L’ironie d’une fin annoncée et des rancunes tues
Dans Juste la fin du monde, Jean-Luc Lagarce met en scène l’ironie de l’inévitable. Dès le titre, la mort est réduite à « juste » un événement parmi d’autres, une fin désacralisée qui résonne comme une simple étape. Cette banalisation tragique, ce « juste » glissé au début de l’annonce de la fin de Louis, évoque l’idée que la mort fait partie du quotidien, tout en étant l’acte final d’une vie. Louis revient pour partager sa fin imminente, mais dans ce huis clos familial, il choisit finalement le silence, transformant son départ en un cri muet de liberté et de solitude. Ce silence, au lieu d’apaiser, ne fait qu’alimenter les tensions, chaque membre de la famille utilisant les souvenirs anodins pour étouffer les blessures profondes.
Chez Lagarce, la vacuité du langage est omniprésente : la famille se parle, mais les mots échangés sont creux, vidés de tout sens. La mère évoque les dimanches pluvieux et venteux du passé pour masquer les vérités douloureuses, Antoine le frère prend la parole de sa femme Catherine, et chacun empiète sur le discours des autres, comme s’ils parlaient pour éviter d’affronter leur propre fragilité. Ce langage morcelé et saccadé devient la structure même de la pièce : les phrases se brisent, les échanges se coupent, évoquant le malaise d’une communication impossible où l’on cherche à combler les failles sans jamais les affronter. En ce sens, la pièce rappelle les œuvres de Tchekhov où « il ne s’y passe rien » de spectaculaire, mais où tout est dans le détail, dans la banalité d’un quotidien qui pourrait être celui de chacun.
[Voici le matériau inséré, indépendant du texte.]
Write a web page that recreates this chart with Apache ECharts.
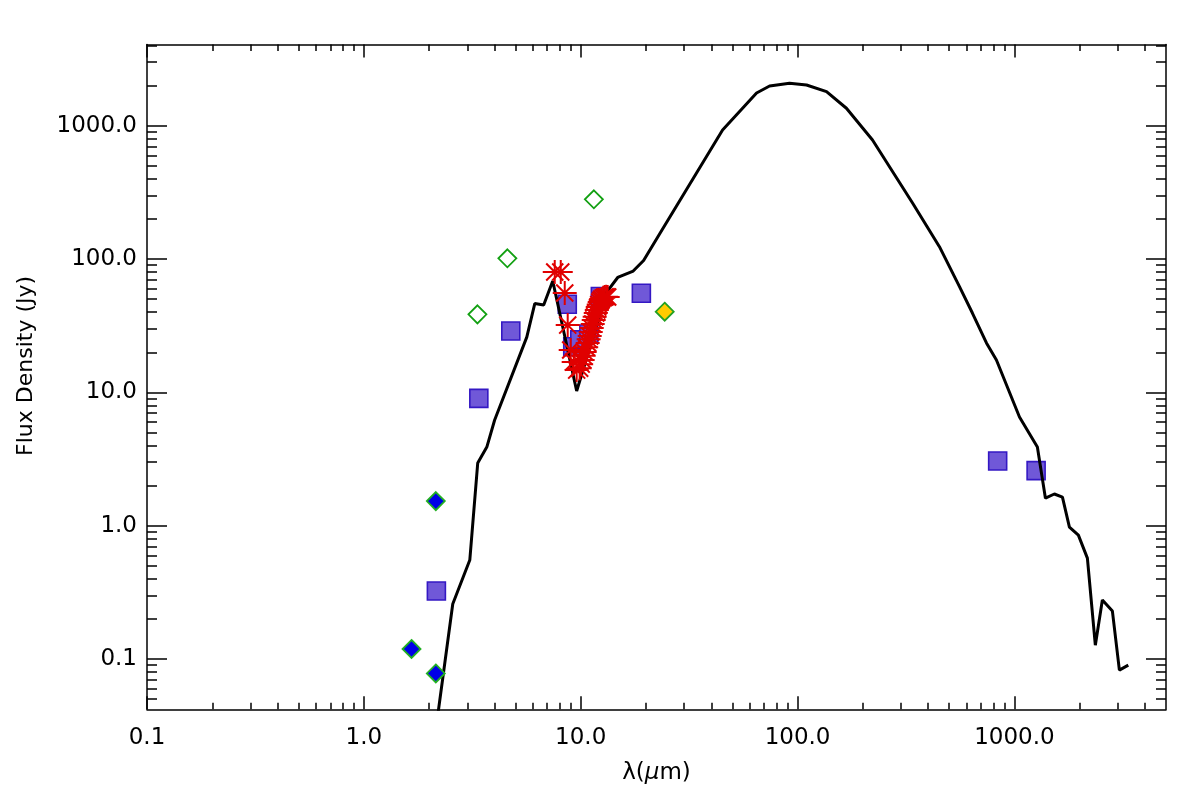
<!DOCTYPE html>
<html>
<head>
<meta charset="utf-8">
<script src="https://cdn.jsdelivr.net/npm/echarts@6/dist/echarts.min.js"></script>
<style>
  html, body { margin: 0; padding: 0; background: #fff; }
  #chart { width: 1177px; height: 797px; }
</style>
</head>
<body>
<div id="chart"></div>
<script>
// model SED (black curve)
const modelWave = [2.15, 2.57, 3.08, 3.35, 3.69, 4.01, 5.64, 6.14, 6.75, 7.43, 9.58, 13.18, 14.81, 17.46, 19.5, 23.1, 45.1, 64.7, 74.3, 91.8, 110, 136, 168, 221.6, 339, 451, 558, 640, 743, 826, 1055, 1276, 1390, 1528, 1665, 1793, 1972, 2170, 2361, 2544, 2830, 3048, 3350];
const modelFlux = [0.03, 0.259, 0.553, 2.95, 3.89, 6.21, 26.0, 46.4, 45.2, 68.5, 10.25, 56.6, 72.8, 81.4, 97.6, 154, 930, 1762, 1989, 2083, 2023, 1803, 1353, 783, 263.6, 123.9, 62.1, 39.4, 23.5, 17.5, 6.54, 3.89, 1.61, 1.73, 1.64, 0.977, 0.851, 0.572, 0.127, 0.277, 0.229, 0.0827, 0.090];

// photometry (purple squares)
const photWave = [2.16, 3.39, 4.76, 8.67, 9.19, 9.90, 10.9, 12.32, 19.04, 837, 1259];
const photFlux = [0.324, 9.03, 28.9, 45.8, 22.0, 24.8, 27.4, 52.4, 55.4, 3.06, 2.59];

// open green diamonds
const openWave = [3.34, 4.59, 11.5];
const openFlux = [38.5, 101.4, 281];

// filled blue diamonds
const nirWave = [1.659, 2.147, 2.147];
const nirFlux = [0.119, 1.53, 0.078];

// yellow diamond
const yelWave = [24.4];
const yelFlux = [40.3];

// spectrum (red asterisks)
const specWave = [7.59, 8.09, 8.44, 8.71, 8.99, 9.28, 9.58, 9.89, 10.05, 10.21, 10.32, 10.43, 10.60, 10.77, 10.88, 11.00, 11.12, 11.24, 11.36, 11.48, 11.60, 11.73, 11.86, 11.98, 12.11, 12.24, 12.37, 12.50, 12.70, 12.90, 13.10, 13.32];
const specFlux = [80.0, 80.0, 55.7, 32.0, 20.8, 16.9, 14.7, 15.2, 16.3, 17.5, 18.8, 20.1, 21.8, 23.5, 25.0, 26.5, 28.4, 30.4, 32.6, 34.9, 37.0, 39.4, 41.5, 43.7, 45.6, 47.6, 49.0, 50.2, 51.2, 52.0, 52.3, 52.0];

const xMajor = [0.1, 1, 10, 100, 1000];
const yMajor = [0.1, 1, 10, 100, 1000];
const xRange = [0.1, 5000];
const yRange = [0.042, 4070];

function minorTicks(range) {
  const out = [];
  for (let e = -3; e <= 5; e++) {
    for (let m = 2; m <= 9; m++) {
      const v = m * Math.pow(10, e);
      if (v > range[0] && v < range[1]) out.push(v);
    }
  }
  return out;
}

const pairs = (xs, ys) => xs.map((x, i) => [x, ys[i]]);

const FONT = "DejaVu Sans";
const AXIS_COLOR = "#000";

function makeAxis(kind, position, range, ticks, len, withLine, withLabels) {
  const ax = {
    type: "log",
    position: position,
    min: range[0],
    max: range[1],
    axisLine: { show: withLine, onZero: false, lineStyle: { color: AXIS_COLOR, width: 1.5 } },
    axisTick: { show: true, inside: true, length: len, customValues: ticks, lineStyle: { color: AXIS_COLOR, width: 1.5 } },
    axisLabel: { show: false },
    splitLine: { show: false },
    minorTick: { show: false },
  };
  if (withLabels) {
    ax.axisLabel = {
      show: true,
      customValues: ticks,
      formatter: (v) => Number(v).toFixed(1),
      color: "#000",
      fontFamily: FONT,
      fontSize: 23,
      margin: kind === "x" ? 17 : 10,
    };
  }
  return ax;
}

const xMinor = minorTicks(xRange);
const yMinor = minorTicks(yRange);

const xBottom = makeAxis("x", "bottom", xRange, xMajor, 13, true, true);
xBottom.name = "λ({mu|μ}m)";
xBottom.nameLocation = "middle";
xBottom.nameGap = 52;
xBottom.nameTextStyle = {
  color: "#000", fontFamily: FONT, fontSize: 23,
  rich: { mu: { fontFamily: FONT, fontSize: 23, fontStyle: "italic", color: "#000" } },
};

const yLeft = makeAxis("y", "left", yRange, yMajor, 20, true, true);
yLeft.name = "Flux Density (Jy)";
yLeft.nameLocation = "middle";
yLeft.nameGap = 110;
yLeft.nameTextStyle = { color: "#000", fontFamily: FONT, fontSize: 22, padding: [0, 0, 0, 22] };

const chart = echarts.init(document.getElementById("chart"));

chart.setOption({
  backgroundColor: "#fff",
  animation: false,
  grid: { left: 147, right: 11, top: 44.5, bottom: 87.7, containLabel: false },
  xAxis: [
    xBottom,
    makeAxis("x", "bottom", xRange, xMinor, 6.5, false, false),
    makeAxis("x", "top", xRange, xMajor, 13, true, false),
    makeAxis("x", "top", xRange, xMinor, 6.5, false, false),
  ],
  yAxis: [
    yLeft,
    makeAxis("y", "left", yRange, yMinor, 10, false, false),
    makeAxis("y", "right", yRange, yMajor, 20, true, false),
    makeAxis("y", "right", yRange, yMinor, 10, false, false),
  ],
  series: [
    {
      name: "photometry",
      type: "scatter",
      data: pairs(photWave, photFlux),
      symbol: "rect",
      symbolSize: 18,
      itemStyle: { color: "#7058d8", borderColor: "#3418c4", borderWidth: 1.6, opacity: 1 },
      z: 2,
    },
    {
      name: "model",
      type: "line",
      data: pairs(modelWave, modelFlux),
      showSymbol: false,
      symbol: "none",
      lineStyle: { color: "#000", width: 3 },
      clip: true,
      z: 3,
    },
    {
      name: "open",
      type: "scatter",
      data: pairs(openWave, openFlux),
      symbol: "diamond",
      symbolSize: 18,
      itemStyle: { color: "#fff", borderColor: "#12a012", borderWidth: 1.8, opacity: 1 },
      z: 4,
    },
    {
      name: "nir",
      type: "scatter",
      data: pairs(nirWave, nirFlux),
      symbol: "diamond",
      symbolSize: 18,
      itemStyle: { color: "#0000e6", borderColor: "#22b022", borderWidth: 1.8, opacity: 1 },
      z: 4,
    },
    {
      name: "yellow",
      type: "scatter",
      data: pairs(yelWave, yelFlux),
      symbol: "diamond",
      symbolSize: 18,
      itemStyle: { color: "#ffcc00", borderColor: "#22a022", borderWidth: 1.8, opacity: 1 },
      z: 4,
    },
    {
      name: "spectrum",
      type: "scatter",
      data: pairs(specWave, specFlux),
      symbol: "path://M10 0 L10 20 M0 10 L20 10 M2.9 2.9 L17.1 17.1 M2.9 17.1 L17.1 2.9",
      symbolSize: 24,
      itemStyle: { color: "none", borderColor: "#e00000", borderWidth: 2, opacity: 1 },
      z: 5,
    },
  ],
});
</script>
</body>
</html>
C’est précisément cette simplicité qui permet au spectateur de se reconnaître dans cette famille, peu importe son histoire personnelle.
Louis, revenu pour partager sa mort imminente, finit par se taire, transformant sa disparition en un cri muet de liberté.
Silence et réalisme : un miroir introspectif
Dans la pièce, Lagarce ne raconte pas seulement la fin de vie de Louis, mais questionne aussi la nature des relations humaines, les regrets et les non-dits. À la fin de l’histoire, un espoir d’ouverture semble pourtant poindre. Les langues semblent se délier, les vérités pourraient enfin éclater. Mais Louis, dans une ultime volonté de protection, préfère repartir en silence, n’annonçant pas sa mort imminente, un choix qui, au lieu de préserver, ne fait que trahir davantage. Ce silence ultime rappelle que les non-dits peuvent causer plus de souffrance que les mots.
L’œuvre de Lagarce agit comme un miroir introspectif, renvoyant au spectateur les propres failles de sa vie personnelle. Juste la fin du monde nous invite à nous interroger sur nos relations familiales et sur la manière dont nos propres silences, nos maladresses, et nos fêlures alimentent parfois la souffrance des autres sans que nous en ayons conscience. La pièce nous rappelle l’intimité, les tensions, et les rancunes universelles qui animent chaque famille, et nous montre que derrière la banalité apparente se cachent des vérités profondes.
Lagarce nous invite à interroger nos propres relations et nos silences.
Avec justesse et simplicité, Lagarce nous ramène à la maison, avec ses non-dits et ses souvenirs, pour un dernier moment en famille.